Bad Blood in Georgian Bristol. The Murder of Sir John Dineley

£20.00

Description

Authors: Steve Poole and Nick Rogers

In 1741, Sir John Dineley, a gentleman with substantial west country land holdings was abducted on the streets of Bristol in broad daylight, rowed down the Avon to the Channel and forced onto a warship captained by his own brother, Samuel Goodere. There he was locked onto a cabin by Goodere and murdered by two hired seamen, Charles White and Matthew Mahony. Dineley’s death terminated a bitter and long running feud between the two brothers over the rightful inheritance of the family estates and their dwindling fortunes. Goodere was no criminal mastermind and there seemed little doubt of his guilt. He, White and Mahony were swiftly arrested, then tried and convicted at Bristol Assize and condemned to death by public hanging on St Michael’s Hill. Then Mahony’s body was placed inside an iron gibbet cage and suspended from a tall pole at the mouth of the Avon, a grim and permanent warning to all incoming shipping that murder would not be sanctioned.

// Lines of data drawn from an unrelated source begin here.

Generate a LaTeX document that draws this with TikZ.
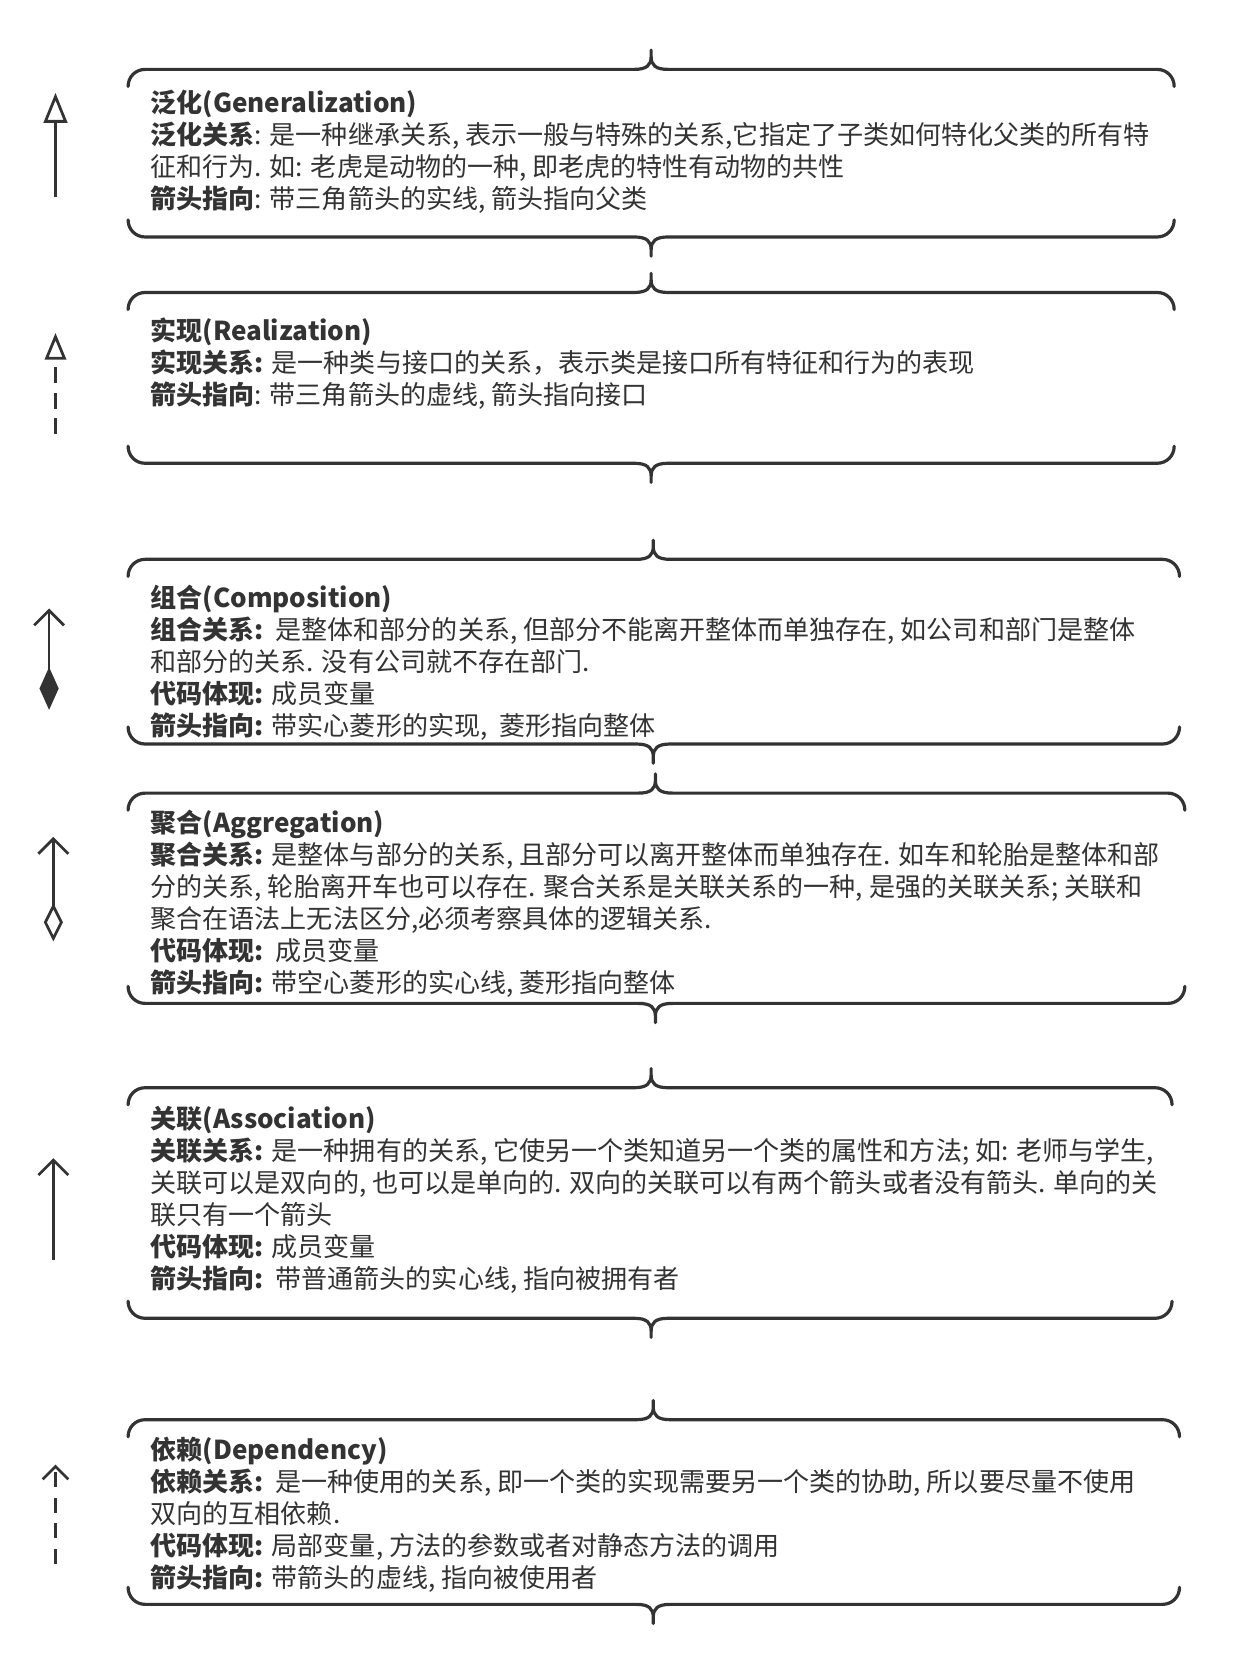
\documentclass[tikz,border=0pt]{standalone}
\usepackage{fontspec}
\setmainfont{Noto Sans CJK SC}
\usepackage{tikz}
\usetikzlibrary{arrows.meta}
\definecolor{ink}{HTML}{333333}
\pgfmathsetmacro{\tx}{141}
\tikzset{
	brace/.style = {line width = 3pt, ink, line join = round, line cap = round},
	rel/.style = {line width = 2.6pt, ink},
	txt/.style = {anchor = base west, align = left, inner sep = 0pt, text = ink, font = \fontsize{24.4}{30}\selectfont},
	uptip/.tip = {Straight Barb[length = 14pt, width = 28pt]}
}
\newcommand{\bracetop}[4]{%
	\draw[brace] (#1, #4+16) .. controls (#1, #4+7) and (#1+7, #4) .. (#1+16, #4) -- (#2-16, #4) .. controls (#2-4, #4) and (#2, #4-4) .. (#2, #4-12) -- (#2, #4-18) -- (#2, #4-12) .. controls (#2, #4-4) and (#2+4, #4) .. (#2+16, #4) -- (#3-16, #4) .. controls (#3-7, #4) and (#3, #4+7) .. (#3, #4+16);}
\newcommand{\bracebot}[4]{%
	\draw[brace] (#1, #4-16) .. controls (#1, #4-7) and (#1+7, #4) .. (#1+16, #4) -- (#2-16, #4) .. controls (#2-4, #4) and (#2, #4+4) .. (#2, #4+12) -- (#2, #4+18) -- (#2, #4+12) .. controls (#2, #4+4) and (#2+4, #4) .. (#2+16, #4) -- (#3-16, #4) .. controls (#3-7, #4) and (#3, #4-7) .. (#3, #4-16);}

\begin{document}
\begin{tikzpicture}[x = 1pt, y = -1pt]
	\fill[white] (0, 0) rectangle (1160, 1572);
	\useasboundingbox (0, 0) rectangle (1160, 1572);

	\bracetop{120}{610}{1100}{65}
	\bracebot{120}{610}{1100}{222}
	\coordinate (genS) at (52, 185);
	\coordinate (genE) at (52, 87);
	\draw[rel, arrows = {-{Triangle[open, length = 28pt, width = 22pt]}}] (genS) -- (genE);
	\node[txt] (gen) at (\tx, 195) {\textbf{泛化(Generalization)}\\
		\textbf{泛化关系}: 是一种继承关系, 表示一般与特殊的关系,它指定了子类如何特化父类的所有特\\
		征和行为. 如: 老虎是动物的一种, 即老虎的特性有动物的共性\\
		\textbf{箭头指向}: 带三角箭头的实线, 箭头指向父类};

	\bracetop{120}{610}{1100}{274}
	\bracebot{120}{610}{1100}{434}
	\coordinate (reaS) at (52, 407);
	\coordinate (reaE) at (52, 312);
	\draw[rel, dash pattern = on 15pt off 9pt, arrows = {-{Triangle[open, length = 25pt, width = 20pt]}}] (reaS) -- (reaE);
	\node[txt] (rea) at (\tx, 379) {\textbf{实现(Realization)}\\
		\textbf{实现关系:} 是一种类与接口的关系，表示类是接口所有特征和行为的表现\\
		\textbf{箭头指向}: 带三角箭头的虚线, 箭头指向接口};

	\bracetop{120}{612}{1105}{524}
	\bracebot{120}{612}{1105}{697}
	\coordinate (comS) at (46, 665);
	\coordinate (comE) at (46, 570);
	\draw[rel, arrows = {{Diamond[length = 40pt, width = 18pt]}-uptip}] (comS) -- (comE);
	\node[txt] (com) at (\tx, 689) {\textbf{组合(Composition)}\\
		\textbf{组合关系:}\ \ 是整体和部分的关系, 但部分不能离开整体而单独存在, 如公司和部门是整体\\
		和部分的关系. 没有公司就不存在部门.\\
		\textbf{代码体现:} 成员变量\\
		\textbf{箭头指向:} 带实心菱形的实现,\ \ 菱形指向整体};

	\bracetop{120}{614}{1110}{743}
	\bracebot{120}{614}{1110}{940}
	\coordinate (aggS) at (50, 882);
	\coordinate (aggE) at (50, 784);
	\draw[rel, arrows = {{Diamond[open, length = 36pt, width = 18pt]}-uptip}] (aggS) -- (aggE);
	\node[txt] (agg) at (\tx, 930) {\textbf{聚合(Aggregation)}\\
		\textbf{聚合关系:} 是整体与部分的关系, 且部分可以离开整体而单独存在. 如车和轮胎是整体和部\\
		分的关系, 轮胎离开车也可以存在. 聚合关系是关联关系的一种, 是强的关联关系; 关联和\\
		聚合在语法上无法区分,必须考察具体的逻辑关系.\\
		\textbf{代码体现:}\ \ 成员变量\\
		\textbf{箭头指向:} 带空心菱形的实心线, 菱形指向整体};

	\bracetop{120}{610}{1098}{1019}
	\bracebot{120}{610}{1098}{1235}
	\coordinate (assS) at (50, 1180);
	\coordinate (assE) at (50, 1085);
	\draw[rel, arrows = {-uptip}] (assS) -- (assE);
	\node[txt] (ass) at (\tx, 1207) {\textbf{关联(Association)}\\
		\textbf{关联关系:} 是一种拥有的关系, 它使另一个类知道另一个类的属性和方法; 如: 老师与学生,\\
		关联可以是双向的, 也可以是单向的. 双向的关联可以有两个箭头或者没有箭头. 单向的关\\
		联只有一个箭头\\
		\textbf{代码体现:} 成员变量\\
		\textbf{箭头指向:}\ \ 带普通箭头的实心线, 指向被拥有者};

	\bracetop{120}{612}{1105}{1330}
	\bracebot{120}{612}{1105}{1503}
	\coordinate (depS) at (52, 1465);
	\coordinate (depE) at (52, 1372);
	\draw[rel, dash pattern = on 14pt off 10pt, arrows = {-{Straight Barb[length = 12pt, width = 24pt]}}] (depS) -- (depE);
	\node[txt] (dep) at (\tx, 1487) {\textbf{依赖(Dependency)}\\
		\textbf{依赖关系:}\ \ 是一种使用的关系, 即一个类的实现需要另一个类的协助, 所以要尽量不使用\\
		双向的互相依赖.\\
		\textbf{代码体现:} 局部变量, 方法的参数或者对静态方法的调用\\
		\textbf{箭头指向:} 带箭头的虚线, 指向被使用者};
\end{tikzpicture}
\end{document}
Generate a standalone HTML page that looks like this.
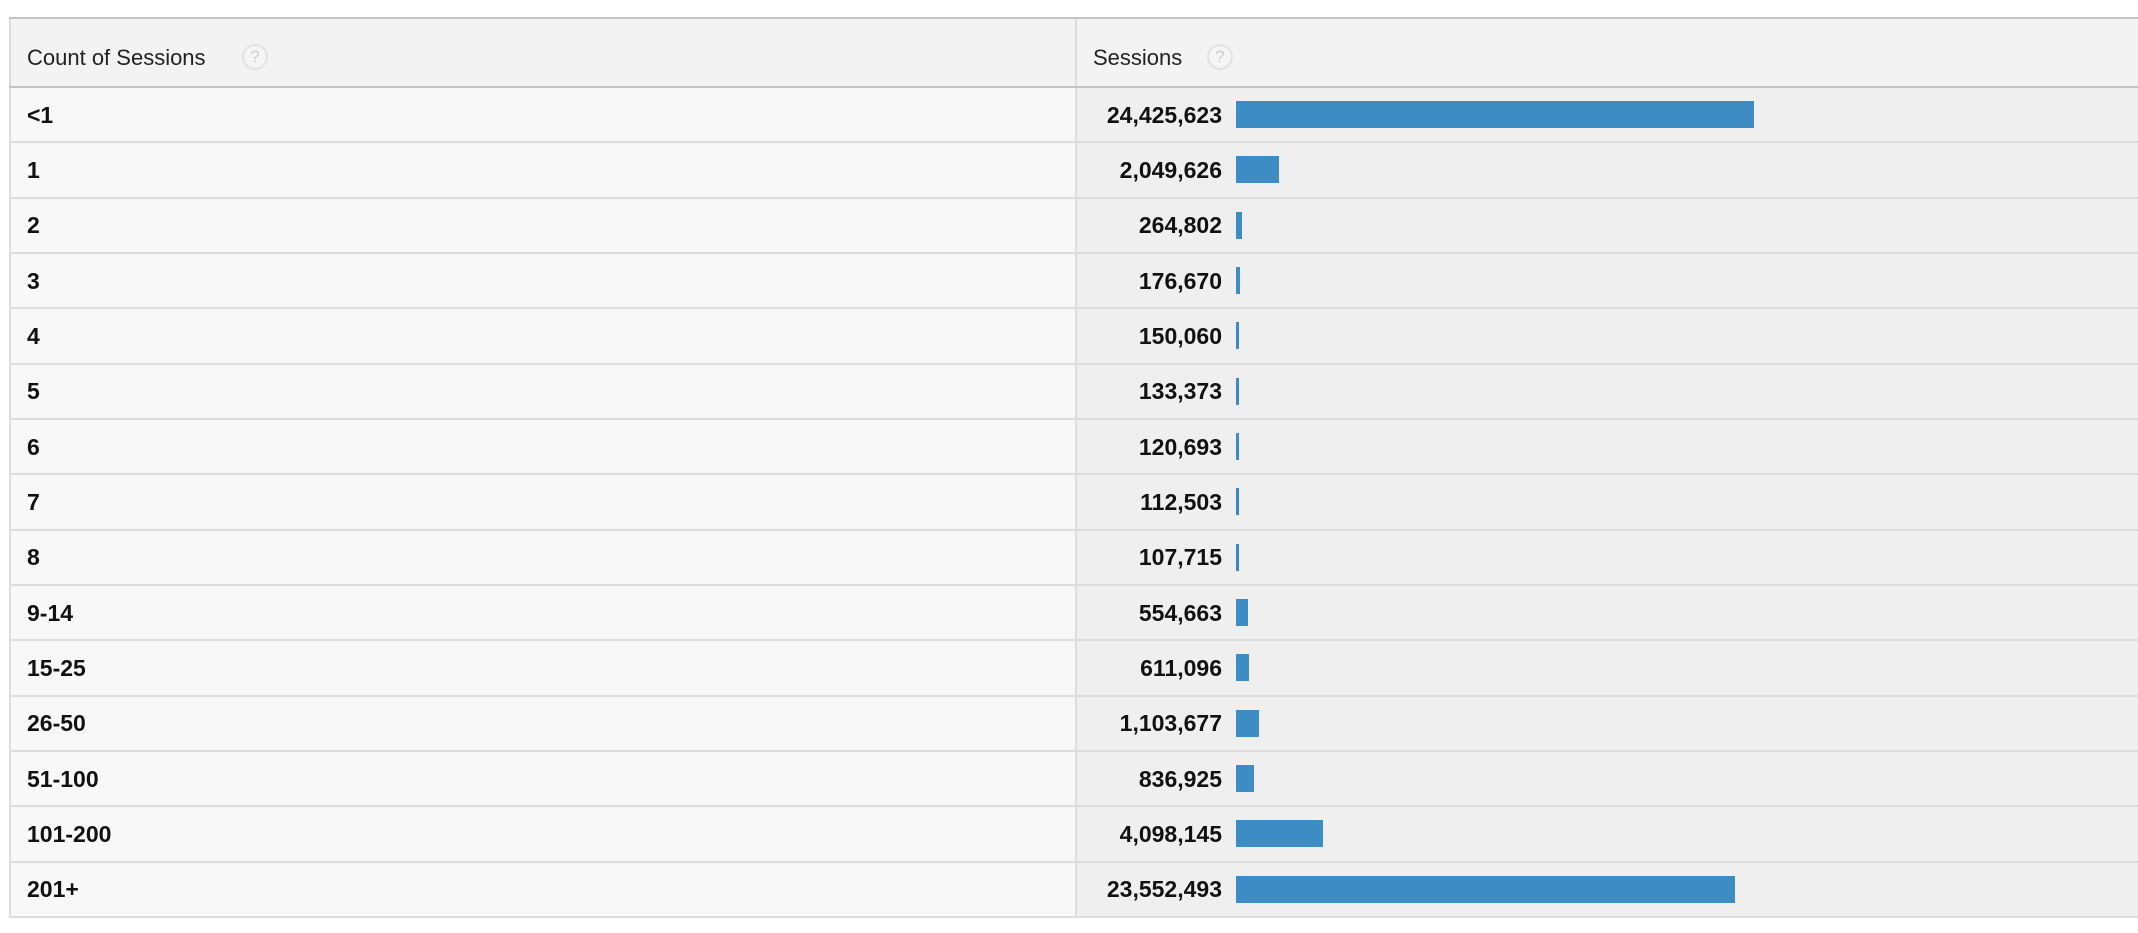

The Bristol fratricide caused a national sensation in Georgian England. Numerous graphic pamphlet accounts of the trial and execution quickly followed, embellishing the gruesome details for an eager public, and digging back into the history of the feud. And a hundred years later, interest was rekindled when Richard Smith, chief surgeon at the Bristol Infirmary, collected Mahony’s remains from the Swatch for his medical museum and published a lengthy doggerel poem on the murder.

This book places the case in a wider context. It meticulously explores the Dineley/Goodere feud and carefully analyses both the murder and the trial. What persuaded Goodere that killing his brother was his only remaining option, and why did he make such little attempt to conceal it? Why was the Georgian public so captivated by the idea of ‘fratricide’, and how did the story of Mahony’s gibbet come to exert such a powerful influence over the city’s collective memory – and Richard Smith – a century later?

About the authors

Steve Poole is Professor of History and Heritage at the University of the West of England, Bristol and  has been Director of the University’s Regional History Centre since 2004. He is a commissioning editor for Redcliffe’s Studies in Regional History, producing the first of these, A City Built Upon the Water: Maritime Bristol, 1750-1900 in 2013. He has published widely on histories of criminality and protest in eighteenth and nineteenth century Britain, with particular emphasis on the South West and his books include The Politics of Regicide, 1750-1850: Troublesome Subjects (Manchester UP 2000), John Thelwall: Radical Romantic and Acquitted Felon (Pickering and Chatto, 2009) and, with Nicholas Rogers, Bristol From Below: Law, Authority and Protest in a Georgian City (Boydell, 2017). He is currently leading a major three-year research project on riots and crowd mobilisation during the 1831 Reform crisis, funded by the Economic and Social Research Council.

Nicholas Rogers is a Distinguished Research Professor Emeritus in the Department of History, York University, Toronto. He is the author of eight books on the eighteenth century and one on a cultural history of Halloween. Among the eight are Crowds, Culture and Politics in Georgian Britain (Oxford: Oxford UP, 1998) and Mayhem. Post-war Crime and Violence in Britain, 1748-1753 (New Haven: Yale UP, 2012), both of which won book awards. More recently he co-authored with Steve Poole, Bristol from Below: Law, Authority and Protest in a Georgian City (Woodbridge: Boydell Press, 2017) and wrote a microhistory of a slave-trade scandal, Murder on the Middle Passage. The Trial of Captain Kimber (Woodbridge: Boydell Press, 2020). From 2000-2005 he co-edited The Journal of British Studies with Professor James Epstein of Vanderbilt University, Nashville, TN. He is a Bristolian by birth.